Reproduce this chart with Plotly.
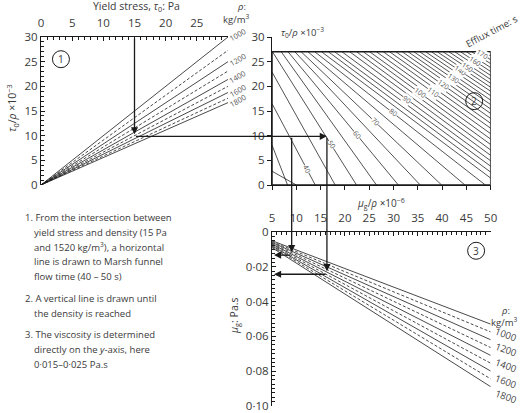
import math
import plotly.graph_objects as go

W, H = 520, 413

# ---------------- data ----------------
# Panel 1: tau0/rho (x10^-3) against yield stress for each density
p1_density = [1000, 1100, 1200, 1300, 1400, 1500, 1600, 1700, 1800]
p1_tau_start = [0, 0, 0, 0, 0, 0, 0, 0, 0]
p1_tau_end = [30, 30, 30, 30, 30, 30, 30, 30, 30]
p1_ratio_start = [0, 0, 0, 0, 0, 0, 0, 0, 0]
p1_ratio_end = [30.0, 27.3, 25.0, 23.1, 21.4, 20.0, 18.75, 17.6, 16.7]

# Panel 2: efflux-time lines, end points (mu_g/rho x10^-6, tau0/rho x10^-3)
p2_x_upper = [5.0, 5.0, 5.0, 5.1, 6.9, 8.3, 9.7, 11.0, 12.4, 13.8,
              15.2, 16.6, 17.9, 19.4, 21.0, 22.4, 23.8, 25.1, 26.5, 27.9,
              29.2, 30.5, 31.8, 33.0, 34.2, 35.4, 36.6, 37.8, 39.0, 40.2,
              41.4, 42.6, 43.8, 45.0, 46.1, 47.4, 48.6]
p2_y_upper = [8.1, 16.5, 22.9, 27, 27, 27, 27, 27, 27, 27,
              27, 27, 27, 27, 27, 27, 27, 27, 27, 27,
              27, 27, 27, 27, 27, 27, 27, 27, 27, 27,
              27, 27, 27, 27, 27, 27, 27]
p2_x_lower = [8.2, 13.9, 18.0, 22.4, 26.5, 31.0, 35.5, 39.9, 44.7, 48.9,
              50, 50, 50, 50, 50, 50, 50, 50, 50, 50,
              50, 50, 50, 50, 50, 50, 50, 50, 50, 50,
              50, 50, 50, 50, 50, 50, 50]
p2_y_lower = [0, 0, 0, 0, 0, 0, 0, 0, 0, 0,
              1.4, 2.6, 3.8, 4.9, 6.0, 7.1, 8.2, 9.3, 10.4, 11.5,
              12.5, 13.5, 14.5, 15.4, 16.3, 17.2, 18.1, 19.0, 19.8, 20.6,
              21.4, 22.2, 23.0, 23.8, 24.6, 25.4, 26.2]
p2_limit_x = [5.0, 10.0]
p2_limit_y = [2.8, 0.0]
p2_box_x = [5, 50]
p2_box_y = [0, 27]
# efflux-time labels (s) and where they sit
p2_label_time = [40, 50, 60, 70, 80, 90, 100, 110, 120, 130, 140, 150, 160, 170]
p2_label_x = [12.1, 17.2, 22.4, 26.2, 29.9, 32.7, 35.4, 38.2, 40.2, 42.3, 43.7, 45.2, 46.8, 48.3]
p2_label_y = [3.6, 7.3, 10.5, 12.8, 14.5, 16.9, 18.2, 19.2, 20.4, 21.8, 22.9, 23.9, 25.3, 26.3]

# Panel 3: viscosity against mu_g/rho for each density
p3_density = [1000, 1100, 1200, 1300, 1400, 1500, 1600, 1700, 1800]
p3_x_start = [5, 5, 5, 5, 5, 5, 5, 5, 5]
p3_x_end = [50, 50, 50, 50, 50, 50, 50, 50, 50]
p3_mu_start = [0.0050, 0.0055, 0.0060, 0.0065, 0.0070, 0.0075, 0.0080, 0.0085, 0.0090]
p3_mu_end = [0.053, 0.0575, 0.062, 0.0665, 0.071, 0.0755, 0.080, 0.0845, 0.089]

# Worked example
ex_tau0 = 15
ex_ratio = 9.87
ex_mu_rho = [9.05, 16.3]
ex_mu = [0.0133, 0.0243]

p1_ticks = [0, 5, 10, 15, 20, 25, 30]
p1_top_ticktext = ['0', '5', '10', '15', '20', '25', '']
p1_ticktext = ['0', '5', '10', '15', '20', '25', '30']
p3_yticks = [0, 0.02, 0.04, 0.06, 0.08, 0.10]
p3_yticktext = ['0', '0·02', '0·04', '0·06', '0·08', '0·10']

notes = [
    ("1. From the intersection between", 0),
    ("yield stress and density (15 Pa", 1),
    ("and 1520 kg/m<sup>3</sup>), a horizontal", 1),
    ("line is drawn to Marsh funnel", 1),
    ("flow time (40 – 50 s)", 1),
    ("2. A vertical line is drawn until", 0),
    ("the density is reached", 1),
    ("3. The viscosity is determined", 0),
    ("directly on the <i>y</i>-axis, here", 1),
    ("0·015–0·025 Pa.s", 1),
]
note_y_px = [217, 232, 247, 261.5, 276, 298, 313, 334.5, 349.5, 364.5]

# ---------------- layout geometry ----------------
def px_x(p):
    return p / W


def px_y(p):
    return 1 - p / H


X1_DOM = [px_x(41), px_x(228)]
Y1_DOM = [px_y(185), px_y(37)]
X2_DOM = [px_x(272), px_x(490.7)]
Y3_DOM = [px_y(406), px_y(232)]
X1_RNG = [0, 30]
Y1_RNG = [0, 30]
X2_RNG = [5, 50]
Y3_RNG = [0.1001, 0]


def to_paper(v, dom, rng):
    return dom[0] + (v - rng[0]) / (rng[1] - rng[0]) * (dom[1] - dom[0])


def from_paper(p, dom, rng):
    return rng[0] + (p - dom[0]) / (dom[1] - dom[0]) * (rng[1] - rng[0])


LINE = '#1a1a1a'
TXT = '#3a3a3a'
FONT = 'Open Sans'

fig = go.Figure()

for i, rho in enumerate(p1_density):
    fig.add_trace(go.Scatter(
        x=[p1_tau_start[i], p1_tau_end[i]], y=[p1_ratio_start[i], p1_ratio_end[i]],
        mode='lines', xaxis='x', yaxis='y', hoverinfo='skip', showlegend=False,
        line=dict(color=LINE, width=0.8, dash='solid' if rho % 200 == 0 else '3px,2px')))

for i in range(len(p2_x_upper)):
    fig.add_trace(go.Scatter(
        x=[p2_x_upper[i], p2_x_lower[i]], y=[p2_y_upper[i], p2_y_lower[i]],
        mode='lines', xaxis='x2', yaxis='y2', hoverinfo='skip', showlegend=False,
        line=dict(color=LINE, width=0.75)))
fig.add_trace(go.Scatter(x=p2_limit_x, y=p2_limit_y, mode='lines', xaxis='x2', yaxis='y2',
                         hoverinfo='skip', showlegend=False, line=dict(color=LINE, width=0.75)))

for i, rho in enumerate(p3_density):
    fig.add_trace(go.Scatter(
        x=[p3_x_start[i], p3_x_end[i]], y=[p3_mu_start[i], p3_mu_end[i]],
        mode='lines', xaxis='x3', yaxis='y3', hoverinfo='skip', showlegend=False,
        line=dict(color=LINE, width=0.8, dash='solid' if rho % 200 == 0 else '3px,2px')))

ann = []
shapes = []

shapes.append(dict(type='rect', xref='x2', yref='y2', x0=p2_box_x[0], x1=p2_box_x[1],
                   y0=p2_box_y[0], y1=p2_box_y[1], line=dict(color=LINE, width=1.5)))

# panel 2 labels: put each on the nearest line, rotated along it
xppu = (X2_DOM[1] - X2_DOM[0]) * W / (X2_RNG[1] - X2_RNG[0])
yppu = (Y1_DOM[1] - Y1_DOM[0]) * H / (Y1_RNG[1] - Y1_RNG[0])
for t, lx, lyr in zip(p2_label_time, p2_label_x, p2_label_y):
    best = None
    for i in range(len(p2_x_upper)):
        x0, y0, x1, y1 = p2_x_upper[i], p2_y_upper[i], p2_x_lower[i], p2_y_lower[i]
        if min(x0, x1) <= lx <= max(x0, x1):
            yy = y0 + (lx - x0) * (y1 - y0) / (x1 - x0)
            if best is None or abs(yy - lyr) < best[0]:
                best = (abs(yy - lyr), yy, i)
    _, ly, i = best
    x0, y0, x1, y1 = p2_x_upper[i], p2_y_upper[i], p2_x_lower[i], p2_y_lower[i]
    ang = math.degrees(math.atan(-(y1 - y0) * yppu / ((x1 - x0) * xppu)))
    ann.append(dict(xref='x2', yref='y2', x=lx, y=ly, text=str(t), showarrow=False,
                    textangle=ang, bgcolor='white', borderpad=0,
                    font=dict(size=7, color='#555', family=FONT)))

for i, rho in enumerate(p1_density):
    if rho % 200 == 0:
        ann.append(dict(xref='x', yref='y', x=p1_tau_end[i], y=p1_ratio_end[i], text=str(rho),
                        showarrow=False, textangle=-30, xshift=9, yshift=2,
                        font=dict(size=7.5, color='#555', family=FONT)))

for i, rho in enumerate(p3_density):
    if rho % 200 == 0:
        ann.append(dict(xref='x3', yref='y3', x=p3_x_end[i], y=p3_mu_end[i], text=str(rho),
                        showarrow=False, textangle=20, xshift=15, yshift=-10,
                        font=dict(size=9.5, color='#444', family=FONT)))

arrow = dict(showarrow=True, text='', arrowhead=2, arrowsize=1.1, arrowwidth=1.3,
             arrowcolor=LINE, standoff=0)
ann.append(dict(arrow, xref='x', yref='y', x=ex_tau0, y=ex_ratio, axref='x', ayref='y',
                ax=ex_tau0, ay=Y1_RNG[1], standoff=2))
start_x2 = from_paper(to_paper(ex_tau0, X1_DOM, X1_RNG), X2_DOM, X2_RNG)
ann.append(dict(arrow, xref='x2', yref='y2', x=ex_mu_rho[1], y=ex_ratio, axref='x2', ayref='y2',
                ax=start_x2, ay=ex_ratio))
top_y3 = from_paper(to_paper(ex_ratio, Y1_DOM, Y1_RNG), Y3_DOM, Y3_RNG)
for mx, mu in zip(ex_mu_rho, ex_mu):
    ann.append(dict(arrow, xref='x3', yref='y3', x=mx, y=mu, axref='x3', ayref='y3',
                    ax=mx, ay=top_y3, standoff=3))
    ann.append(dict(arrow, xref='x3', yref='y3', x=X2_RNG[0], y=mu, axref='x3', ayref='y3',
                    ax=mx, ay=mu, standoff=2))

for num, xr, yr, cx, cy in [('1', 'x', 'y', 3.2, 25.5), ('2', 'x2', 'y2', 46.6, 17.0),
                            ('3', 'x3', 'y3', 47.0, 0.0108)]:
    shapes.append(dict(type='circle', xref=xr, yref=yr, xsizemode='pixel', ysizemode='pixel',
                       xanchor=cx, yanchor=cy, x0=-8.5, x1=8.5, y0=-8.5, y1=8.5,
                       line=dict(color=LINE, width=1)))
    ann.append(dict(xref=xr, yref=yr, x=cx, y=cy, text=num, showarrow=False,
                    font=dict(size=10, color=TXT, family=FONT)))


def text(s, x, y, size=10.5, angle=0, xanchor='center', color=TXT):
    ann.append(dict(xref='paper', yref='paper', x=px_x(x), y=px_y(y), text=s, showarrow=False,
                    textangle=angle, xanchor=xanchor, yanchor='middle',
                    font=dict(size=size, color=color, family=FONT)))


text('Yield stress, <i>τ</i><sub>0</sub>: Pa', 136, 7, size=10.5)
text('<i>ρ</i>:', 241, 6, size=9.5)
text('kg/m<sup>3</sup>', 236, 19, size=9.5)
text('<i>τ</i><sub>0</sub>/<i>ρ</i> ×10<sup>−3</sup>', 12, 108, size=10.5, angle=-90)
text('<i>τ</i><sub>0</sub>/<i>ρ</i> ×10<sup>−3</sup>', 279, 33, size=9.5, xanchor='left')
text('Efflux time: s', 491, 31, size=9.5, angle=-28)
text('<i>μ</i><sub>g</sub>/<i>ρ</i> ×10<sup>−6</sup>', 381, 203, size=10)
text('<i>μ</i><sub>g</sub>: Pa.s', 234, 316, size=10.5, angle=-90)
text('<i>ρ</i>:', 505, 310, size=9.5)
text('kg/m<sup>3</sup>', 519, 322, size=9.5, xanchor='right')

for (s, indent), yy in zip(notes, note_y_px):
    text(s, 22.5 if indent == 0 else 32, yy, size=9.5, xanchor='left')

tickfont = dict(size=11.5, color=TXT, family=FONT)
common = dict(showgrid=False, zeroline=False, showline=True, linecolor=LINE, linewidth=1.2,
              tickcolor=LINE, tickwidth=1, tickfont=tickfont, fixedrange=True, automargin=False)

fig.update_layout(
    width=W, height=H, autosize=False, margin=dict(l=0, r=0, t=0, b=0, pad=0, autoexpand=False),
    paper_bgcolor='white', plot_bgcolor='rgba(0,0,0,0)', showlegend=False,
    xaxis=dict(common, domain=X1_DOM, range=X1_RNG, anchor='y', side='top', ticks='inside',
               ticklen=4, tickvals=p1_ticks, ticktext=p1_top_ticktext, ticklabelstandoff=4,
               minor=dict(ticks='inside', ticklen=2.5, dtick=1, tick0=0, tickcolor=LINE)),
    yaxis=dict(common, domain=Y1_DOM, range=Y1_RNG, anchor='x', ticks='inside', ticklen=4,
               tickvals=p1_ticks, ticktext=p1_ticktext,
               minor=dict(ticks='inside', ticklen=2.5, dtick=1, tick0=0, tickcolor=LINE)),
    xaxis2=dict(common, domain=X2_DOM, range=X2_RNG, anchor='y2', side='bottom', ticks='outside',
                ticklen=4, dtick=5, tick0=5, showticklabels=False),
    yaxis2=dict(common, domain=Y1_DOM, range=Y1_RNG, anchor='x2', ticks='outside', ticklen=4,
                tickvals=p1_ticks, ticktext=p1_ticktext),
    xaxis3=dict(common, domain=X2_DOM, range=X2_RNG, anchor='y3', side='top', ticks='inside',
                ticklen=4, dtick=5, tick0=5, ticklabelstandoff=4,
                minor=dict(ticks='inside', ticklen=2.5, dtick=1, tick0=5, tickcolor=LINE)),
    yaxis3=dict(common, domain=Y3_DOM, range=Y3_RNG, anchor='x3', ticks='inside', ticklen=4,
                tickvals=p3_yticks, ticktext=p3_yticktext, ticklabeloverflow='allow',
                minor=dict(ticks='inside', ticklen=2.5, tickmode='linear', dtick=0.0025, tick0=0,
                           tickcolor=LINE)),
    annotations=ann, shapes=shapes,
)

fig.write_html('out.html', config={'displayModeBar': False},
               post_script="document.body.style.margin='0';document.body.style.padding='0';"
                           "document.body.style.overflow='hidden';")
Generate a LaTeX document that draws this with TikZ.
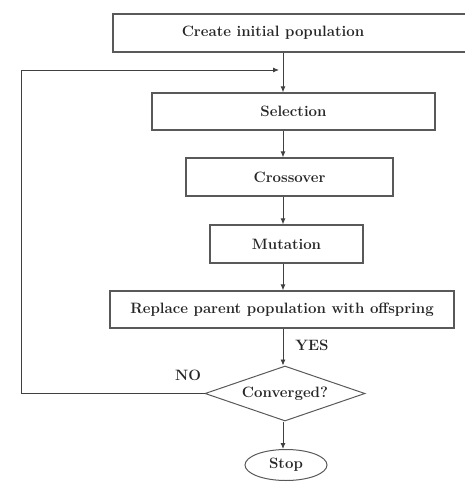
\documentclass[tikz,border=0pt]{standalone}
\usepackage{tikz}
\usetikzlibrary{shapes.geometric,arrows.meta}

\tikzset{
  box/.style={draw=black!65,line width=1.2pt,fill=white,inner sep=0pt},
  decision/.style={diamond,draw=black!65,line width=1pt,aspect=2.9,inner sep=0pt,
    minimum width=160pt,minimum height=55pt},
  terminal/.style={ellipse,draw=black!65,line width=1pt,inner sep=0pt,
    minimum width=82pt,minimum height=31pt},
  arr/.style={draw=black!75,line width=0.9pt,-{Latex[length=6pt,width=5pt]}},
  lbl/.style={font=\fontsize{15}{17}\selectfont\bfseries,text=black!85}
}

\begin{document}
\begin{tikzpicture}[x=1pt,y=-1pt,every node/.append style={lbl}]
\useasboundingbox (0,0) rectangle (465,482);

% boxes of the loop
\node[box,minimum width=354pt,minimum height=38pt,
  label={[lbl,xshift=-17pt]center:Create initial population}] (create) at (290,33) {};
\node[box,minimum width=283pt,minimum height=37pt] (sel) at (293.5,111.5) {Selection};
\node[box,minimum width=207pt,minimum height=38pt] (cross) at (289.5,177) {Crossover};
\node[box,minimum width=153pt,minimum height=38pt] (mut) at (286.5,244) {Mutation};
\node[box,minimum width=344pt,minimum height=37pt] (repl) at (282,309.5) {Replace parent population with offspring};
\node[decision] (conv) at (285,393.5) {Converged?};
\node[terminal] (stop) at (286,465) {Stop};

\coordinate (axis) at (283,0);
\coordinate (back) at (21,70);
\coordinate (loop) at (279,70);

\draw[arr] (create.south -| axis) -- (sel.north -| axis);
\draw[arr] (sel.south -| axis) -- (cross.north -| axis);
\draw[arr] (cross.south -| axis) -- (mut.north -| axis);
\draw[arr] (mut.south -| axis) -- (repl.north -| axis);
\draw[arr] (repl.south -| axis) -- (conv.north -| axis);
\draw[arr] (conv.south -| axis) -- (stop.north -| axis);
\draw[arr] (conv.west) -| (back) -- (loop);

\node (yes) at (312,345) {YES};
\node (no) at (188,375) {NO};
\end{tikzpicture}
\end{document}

****************************************

--- Task details ---
Restate, line by line and word for word, everything from the top of the material through the line that contains "18.75, 17.6, 16.7]". Leave pictures out.

--- Reply ---
Reproduce this chart with Plotly.
import math
import plotly.graph_objects as go

W, H = 520, 413

# ---------------- data ----------------
# Panel 1: tau0/rho (x10^-3) against yield stress for each density
p1_density = [1000, 1100, 1200, 1300, 1400, 1500, 1600, 1700, 1800]
p1_tau_start = [0, 0, 0, 0, 0, 0, 0, 0, 0]
p1_tau_end = [30, 30, 30, 30, 30, 30, 30, 30, 30]
p1_ratio_start = [0, 0, 0, 0, 0, 0, 0, 0, 0]
p1_ratio_end = [30.0, 27.3, 25.0, 23.1, 21.4, 20.0, 18.75, 17.6, 16.7]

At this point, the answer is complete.